> **Task**:
Take the lines from the head of the listing through the one bearing "ax = fig.add_axes([0.131, 0.164, 0.846, 0.806])" and copy them exactly, leaving every picture out.

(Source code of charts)
******************************

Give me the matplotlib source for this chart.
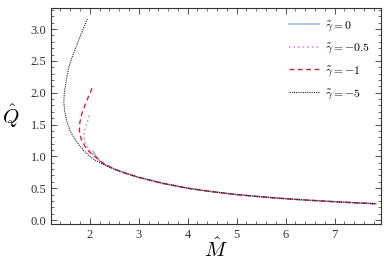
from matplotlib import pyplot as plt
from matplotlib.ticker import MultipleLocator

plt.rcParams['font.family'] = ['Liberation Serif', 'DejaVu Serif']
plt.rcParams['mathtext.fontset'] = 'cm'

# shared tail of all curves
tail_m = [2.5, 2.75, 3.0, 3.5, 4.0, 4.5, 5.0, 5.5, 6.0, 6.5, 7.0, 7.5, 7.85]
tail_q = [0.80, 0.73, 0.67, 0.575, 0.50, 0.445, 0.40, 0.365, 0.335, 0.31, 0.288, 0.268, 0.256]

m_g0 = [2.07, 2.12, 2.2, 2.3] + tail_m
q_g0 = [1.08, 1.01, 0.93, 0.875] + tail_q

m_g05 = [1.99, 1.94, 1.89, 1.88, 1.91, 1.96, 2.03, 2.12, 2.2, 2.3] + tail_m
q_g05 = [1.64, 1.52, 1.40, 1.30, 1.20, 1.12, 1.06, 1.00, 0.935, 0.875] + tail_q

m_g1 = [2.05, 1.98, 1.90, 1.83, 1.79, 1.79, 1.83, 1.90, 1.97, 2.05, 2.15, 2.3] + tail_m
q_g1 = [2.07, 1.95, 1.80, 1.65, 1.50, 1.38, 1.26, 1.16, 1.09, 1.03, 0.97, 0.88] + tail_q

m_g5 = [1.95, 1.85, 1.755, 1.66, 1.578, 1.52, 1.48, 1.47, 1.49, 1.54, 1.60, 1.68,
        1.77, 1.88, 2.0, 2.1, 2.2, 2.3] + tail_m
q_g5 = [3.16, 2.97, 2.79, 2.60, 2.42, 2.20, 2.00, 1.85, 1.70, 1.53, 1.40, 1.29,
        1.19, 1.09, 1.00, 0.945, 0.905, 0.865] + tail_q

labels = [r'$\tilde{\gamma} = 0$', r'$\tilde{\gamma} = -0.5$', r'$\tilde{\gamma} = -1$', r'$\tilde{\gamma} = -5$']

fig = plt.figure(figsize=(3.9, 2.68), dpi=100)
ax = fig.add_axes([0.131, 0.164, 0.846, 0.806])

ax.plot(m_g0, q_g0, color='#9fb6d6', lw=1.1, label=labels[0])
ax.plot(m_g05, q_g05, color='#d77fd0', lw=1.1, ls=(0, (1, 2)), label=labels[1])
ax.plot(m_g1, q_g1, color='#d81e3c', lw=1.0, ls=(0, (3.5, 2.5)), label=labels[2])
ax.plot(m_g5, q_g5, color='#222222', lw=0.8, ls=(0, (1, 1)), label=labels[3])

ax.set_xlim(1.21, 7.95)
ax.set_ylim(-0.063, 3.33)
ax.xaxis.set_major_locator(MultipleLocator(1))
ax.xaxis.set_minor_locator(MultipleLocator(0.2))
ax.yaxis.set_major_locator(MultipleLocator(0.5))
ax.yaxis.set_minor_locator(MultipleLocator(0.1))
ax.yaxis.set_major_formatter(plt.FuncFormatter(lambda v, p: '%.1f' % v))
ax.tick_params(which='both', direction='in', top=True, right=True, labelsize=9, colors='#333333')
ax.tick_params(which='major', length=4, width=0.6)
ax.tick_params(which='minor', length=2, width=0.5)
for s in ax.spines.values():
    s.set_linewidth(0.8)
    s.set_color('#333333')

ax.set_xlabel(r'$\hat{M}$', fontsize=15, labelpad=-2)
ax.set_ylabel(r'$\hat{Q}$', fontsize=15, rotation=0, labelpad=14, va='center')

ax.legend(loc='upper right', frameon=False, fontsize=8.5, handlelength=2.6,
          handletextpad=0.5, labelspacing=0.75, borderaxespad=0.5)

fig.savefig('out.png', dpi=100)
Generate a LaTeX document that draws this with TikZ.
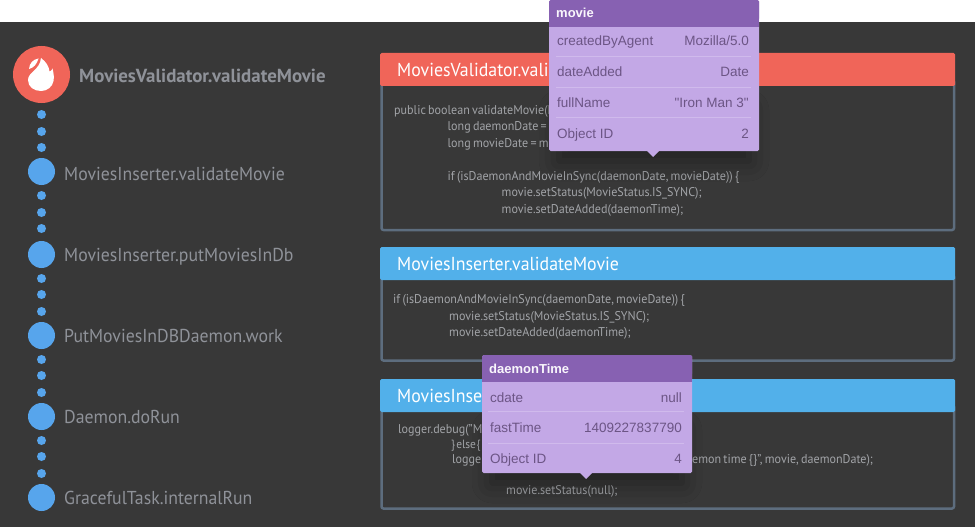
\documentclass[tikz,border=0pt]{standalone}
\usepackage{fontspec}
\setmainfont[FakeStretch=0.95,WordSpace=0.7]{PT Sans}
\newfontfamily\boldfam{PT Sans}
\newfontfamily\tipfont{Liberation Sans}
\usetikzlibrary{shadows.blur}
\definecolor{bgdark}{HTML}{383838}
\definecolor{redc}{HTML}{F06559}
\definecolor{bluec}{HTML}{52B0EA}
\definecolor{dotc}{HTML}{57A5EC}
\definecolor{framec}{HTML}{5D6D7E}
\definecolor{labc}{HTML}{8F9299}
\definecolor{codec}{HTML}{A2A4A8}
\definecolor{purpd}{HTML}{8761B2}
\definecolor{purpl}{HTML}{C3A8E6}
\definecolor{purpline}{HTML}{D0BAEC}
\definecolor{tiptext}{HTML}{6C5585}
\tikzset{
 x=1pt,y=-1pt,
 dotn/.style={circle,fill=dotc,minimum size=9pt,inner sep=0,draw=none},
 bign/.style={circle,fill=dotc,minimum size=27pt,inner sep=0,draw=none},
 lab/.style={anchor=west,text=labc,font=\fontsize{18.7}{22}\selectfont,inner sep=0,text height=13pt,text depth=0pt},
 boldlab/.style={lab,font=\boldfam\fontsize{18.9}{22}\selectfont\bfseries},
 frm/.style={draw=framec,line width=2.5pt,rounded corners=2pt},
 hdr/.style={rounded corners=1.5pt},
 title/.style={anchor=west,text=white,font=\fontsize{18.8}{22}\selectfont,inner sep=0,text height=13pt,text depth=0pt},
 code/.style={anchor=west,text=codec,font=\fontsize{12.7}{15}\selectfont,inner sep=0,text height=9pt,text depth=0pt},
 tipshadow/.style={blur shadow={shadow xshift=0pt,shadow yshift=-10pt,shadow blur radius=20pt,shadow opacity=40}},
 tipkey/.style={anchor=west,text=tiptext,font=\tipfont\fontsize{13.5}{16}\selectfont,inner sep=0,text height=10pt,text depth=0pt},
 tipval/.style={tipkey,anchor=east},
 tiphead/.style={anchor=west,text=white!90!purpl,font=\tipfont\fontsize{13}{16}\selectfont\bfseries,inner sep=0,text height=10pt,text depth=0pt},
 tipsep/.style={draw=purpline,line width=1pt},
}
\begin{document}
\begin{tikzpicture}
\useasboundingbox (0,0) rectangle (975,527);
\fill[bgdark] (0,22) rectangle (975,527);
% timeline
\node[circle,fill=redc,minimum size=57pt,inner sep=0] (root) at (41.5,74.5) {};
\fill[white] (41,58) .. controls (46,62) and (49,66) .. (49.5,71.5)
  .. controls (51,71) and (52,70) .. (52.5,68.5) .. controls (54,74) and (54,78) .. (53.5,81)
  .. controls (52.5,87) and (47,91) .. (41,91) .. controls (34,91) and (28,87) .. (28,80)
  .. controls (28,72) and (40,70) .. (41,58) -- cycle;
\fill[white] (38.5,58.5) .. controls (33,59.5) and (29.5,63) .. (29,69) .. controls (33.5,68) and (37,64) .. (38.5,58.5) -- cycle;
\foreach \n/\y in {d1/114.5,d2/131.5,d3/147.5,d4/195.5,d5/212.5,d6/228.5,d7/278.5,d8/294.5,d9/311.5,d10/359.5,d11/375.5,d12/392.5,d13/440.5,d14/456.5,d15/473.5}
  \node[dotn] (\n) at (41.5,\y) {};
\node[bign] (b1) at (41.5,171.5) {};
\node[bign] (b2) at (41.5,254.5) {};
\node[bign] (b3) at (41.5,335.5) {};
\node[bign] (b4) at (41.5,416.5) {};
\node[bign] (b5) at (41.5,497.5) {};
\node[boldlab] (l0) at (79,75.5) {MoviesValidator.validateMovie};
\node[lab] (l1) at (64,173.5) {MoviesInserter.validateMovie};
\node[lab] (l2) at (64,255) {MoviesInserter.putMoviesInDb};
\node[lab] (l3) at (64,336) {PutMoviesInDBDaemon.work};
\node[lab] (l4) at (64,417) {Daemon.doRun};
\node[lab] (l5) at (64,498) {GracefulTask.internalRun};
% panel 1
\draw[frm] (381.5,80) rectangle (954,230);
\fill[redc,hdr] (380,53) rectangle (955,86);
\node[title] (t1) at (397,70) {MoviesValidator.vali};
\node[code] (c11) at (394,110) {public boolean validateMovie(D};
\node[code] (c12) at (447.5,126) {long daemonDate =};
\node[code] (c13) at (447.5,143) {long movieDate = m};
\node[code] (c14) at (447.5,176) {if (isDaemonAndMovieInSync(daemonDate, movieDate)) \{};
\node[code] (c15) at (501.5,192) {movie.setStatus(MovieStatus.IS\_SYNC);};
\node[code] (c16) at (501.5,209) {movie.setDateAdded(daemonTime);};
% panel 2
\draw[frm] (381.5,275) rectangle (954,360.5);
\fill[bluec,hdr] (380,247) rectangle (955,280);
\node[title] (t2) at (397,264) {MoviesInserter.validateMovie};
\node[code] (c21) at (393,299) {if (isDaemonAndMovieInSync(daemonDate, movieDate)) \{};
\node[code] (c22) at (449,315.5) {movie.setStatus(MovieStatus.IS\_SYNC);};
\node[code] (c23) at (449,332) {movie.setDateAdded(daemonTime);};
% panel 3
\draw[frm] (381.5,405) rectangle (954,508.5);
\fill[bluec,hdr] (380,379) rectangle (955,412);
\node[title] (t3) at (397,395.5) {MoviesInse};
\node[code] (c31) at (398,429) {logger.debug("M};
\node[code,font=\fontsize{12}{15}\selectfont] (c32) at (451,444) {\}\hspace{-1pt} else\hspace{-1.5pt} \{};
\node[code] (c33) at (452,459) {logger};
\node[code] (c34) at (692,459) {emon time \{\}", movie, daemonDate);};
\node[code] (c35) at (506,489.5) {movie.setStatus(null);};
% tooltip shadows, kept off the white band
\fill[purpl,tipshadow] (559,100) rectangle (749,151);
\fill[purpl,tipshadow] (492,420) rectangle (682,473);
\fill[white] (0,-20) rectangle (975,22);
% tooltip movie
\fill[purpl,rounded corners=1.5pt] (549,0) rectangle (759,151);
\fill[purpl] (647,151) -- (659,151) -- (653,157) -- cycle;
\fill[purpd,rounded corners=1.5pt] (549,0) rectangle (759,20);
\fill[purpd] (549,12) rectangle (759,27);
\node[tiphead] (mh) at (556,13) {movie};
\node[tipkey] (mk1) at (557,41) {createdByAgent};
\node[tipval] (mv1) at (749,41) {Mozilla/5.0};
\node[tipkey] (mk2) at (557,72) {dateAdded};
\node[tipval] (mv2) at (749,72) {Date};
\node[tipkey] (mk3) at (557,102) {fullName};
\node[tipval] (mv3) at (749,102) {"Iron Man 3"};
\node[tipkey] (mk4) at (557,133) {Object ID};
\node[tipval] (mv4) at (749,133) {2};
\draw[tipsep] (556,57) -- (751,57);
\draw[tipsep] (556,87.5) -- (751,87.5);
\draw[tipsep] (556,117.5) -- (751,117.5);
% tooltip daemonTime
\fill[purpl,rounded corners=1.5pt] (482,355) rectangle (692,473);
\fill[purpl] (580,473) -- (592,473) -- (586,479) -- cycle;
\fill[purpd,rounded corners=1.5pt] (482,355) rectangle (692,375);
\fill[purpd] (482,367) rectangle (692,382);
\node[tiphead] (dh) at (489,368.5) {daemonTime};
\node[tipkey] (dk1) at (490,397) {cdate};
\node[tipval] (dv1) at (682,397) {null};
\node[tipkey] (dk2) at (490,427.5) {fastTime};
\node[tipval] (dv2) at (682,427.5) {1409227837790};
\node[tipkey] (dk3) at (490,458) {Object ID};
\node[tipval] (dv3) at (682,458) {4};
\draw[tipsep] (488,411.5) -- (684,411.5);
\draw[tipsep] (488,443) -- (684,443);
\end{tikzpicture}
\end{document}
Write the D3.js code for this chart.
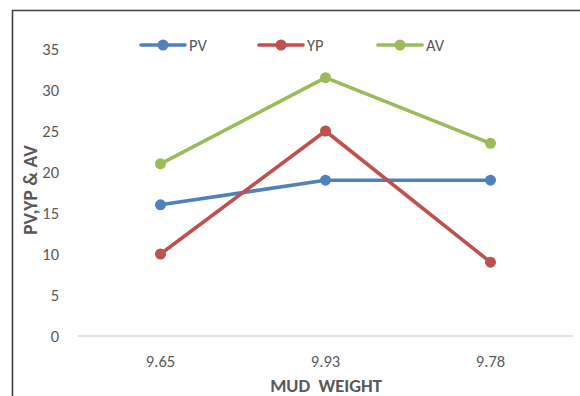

******************************

> **Finished task**:
Give me the matplotlib source for this chart.
from matplotlib import pyplot as plt
from matplotlib.ticker import MultipleLocator

plt.rcParams['font.family'] = ['Liberation Serif', 'DejaVu Serif']
plt.rcParams['mathtext.fontset'] = 'cm'

# shared tail of all curves
tail_m = [2.5, 2.75, 3.0, 3.5, 4.0, 4.5, 5.0, 5.5, 6.0, 6.5, 7.0, 7.5, 7.85]
tail_q = [0.80, 0.73, 0.67, 0.575, 0.50, 0.445, 0.40, 0.365, 0.335, 0.31, 0.288, 0.268, 0.256]

m_g0 = [2.07, 2.12, 2.2, 2.3] + tail_m
q_g0 = [1.08, 1.01, 0.93, 0.875] + tail_q

m_g05 = [1.99, 1.94, 1.89, 1.88, 1.91, 1.96, 2.03, 2.12, 2.2, 2.3] + tail_m
q_g05 = [1.64, 1.52, 1.40, 1.30, 1.20, 1.12, 1.06, 1.00, 0.935, 0.875] + tail_q

m_g1 = [2.05, 1.98, 1.90, 1.83, 1.79, 1.79, 1.83, 1.90, 1.97, 2.05, 2.15, 2.3] + tail_m
q_g1 = [2.07, 1.95, 1.80, 1.65, 1.50, 1.38, 1.26, 1.16, 1.09, 1.03, 0.97, 0.88] + tail_q

m_g5 = [1.95, 1.85, 1.755, 1.66, 1.578, 1.52, 1.48, 1.47, 1.49, 1.54, 1.60, 1.68,
        1.77, 1.88, 2.0, 2.1, 2.2, 2.3] + tail_m
q_g5 = [3.16, 2.97, 2.79, 2.60, 2.42, 2.20, 2.00, 1.85, 1.70, 1.53, 1.40, 1.29,
        1.19, 1.09, 1.00, 0.945, 0.905, 0.865] + tail_q

labels = [r'$\tilde{\gamma} = 0$', r'$\tilde{\gamma} = -0.5$', r'$\tilde{\gamma} = -1$', r'$\tilde{\gamma} = -5$']

fig = plt.figure(figsize=(3.9, 2.68), dpi=100)
ax = fig.add_axes([0.131, 0.164, 0.846, 0.806])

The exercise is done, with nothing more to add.